Tal Afar, with a population of 250,000, is located 30 miles west of Mosul in northern Iraq. In September, the city suffered heavy fighting between insurgents and American troops, but security has since improved, said Perkins.
Coalition forces have been focusing on humanitarian missions in the area recently, she said, but support from outside the military is still hard to come by.
Perkins said she went through a list of 200 nongovernmental organizations and charities asking for help; several wrote back, saying they already had people in northern Iraq.
"After I mentioned the location, darn near every organization responded by saying that they don't do work in Tal Afar, only Mosul," she said. "No one will help these people. It is entirely up to (the U.S. Agency for International Development, the U.S. Army Corps of Engineers) and the United States Army to do anything to improve their standard of living."
Finally, an e-mail exchange with Joel Hodge, program director at the Wheelchair Foundation, led to a plan: The foundation would pack a shipment of wheelchairs and transport it to Kuwait, while Perkins would secure military transport for the two 20-foot crates from Kuwait to Tal Afar.
Perkins said Hodge helped take care of many worries.
"He kept me informed the entire time as to the status of our order, and has often added a note to keep my head up," she said. "His correspondence has helped with more than getting wheelchairs."
Hodge was part of a Wheelchair Foundation team that included Gerry Riley, who managed much of the logistics, and Matt Montague, who secured funding for the shipment. "I have been truly impressed by their efficiency, their willingness to help, and the speed at which they work," Perkins said.
"I would donate to the Wheelchair Foundation every year for the rest of my life if for no other reason than that they were there for us when no one else was," she said. "Then they made everything so easy!"
Perkins did much more than put in a request, according to Hodge.
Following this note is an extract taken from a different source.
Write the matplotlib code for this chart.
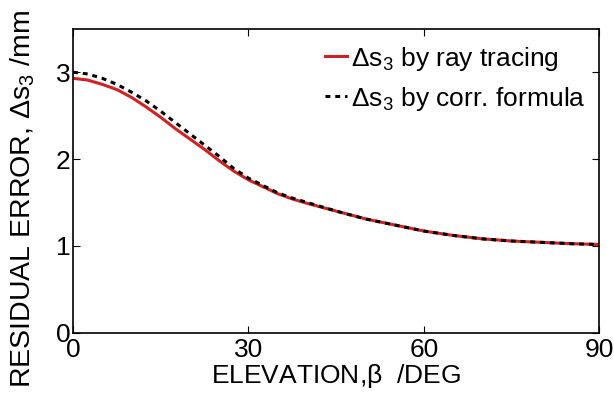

Her offer to coordinate the shipment through Iraq was extremely important since that meant the foundation would not have to hire an armed convoy to ensure its protection.
"The option of shipping them in to our military personnel, and then having them handle all that logistics and shipping in from that point was wonderful," Hodge said from his office in Monterrey, Calif. "It cuts down a lot of costs for us, and streamlines things."
Often the foundation receives donations earmarked for particular countries in need. Meeting those requests is difficult at times, Hodge said, but this time everything came together smoothly, thanks to a donation from the Iraqi-American Association of Illinois, which provided funds for a container of wheelchairs to go to an undetermined place in Iraq.
The shipment of 280 wheelchairs arrived in Kuwait and, as of Jan. 31, was going through document revision, soon to be on its way to Tal Afar.
The Wheelchair Foundation, one of the world's largest consumers of wheelchairs, has delivered more than 400,000 wheelchairs around the globe since its foundation in 2000, said Peter Barnes, the foundation's executive director here.
On a daily basis, the foundation oversees the donation of thousands of wheelchairs throughout the world. Still, the group's leadership found it important to tell "how absolutely amazed everybody was that this one sergeant in this one corner of Iraq had made all this happen," Barnes said.
"Not only do the wheelchairs help people who need them ... the deliveries also help to show the Muslim world that Americans are charitable and trying to help," Barnes said. "This is the caliber of person that we have in Iraq doing good work."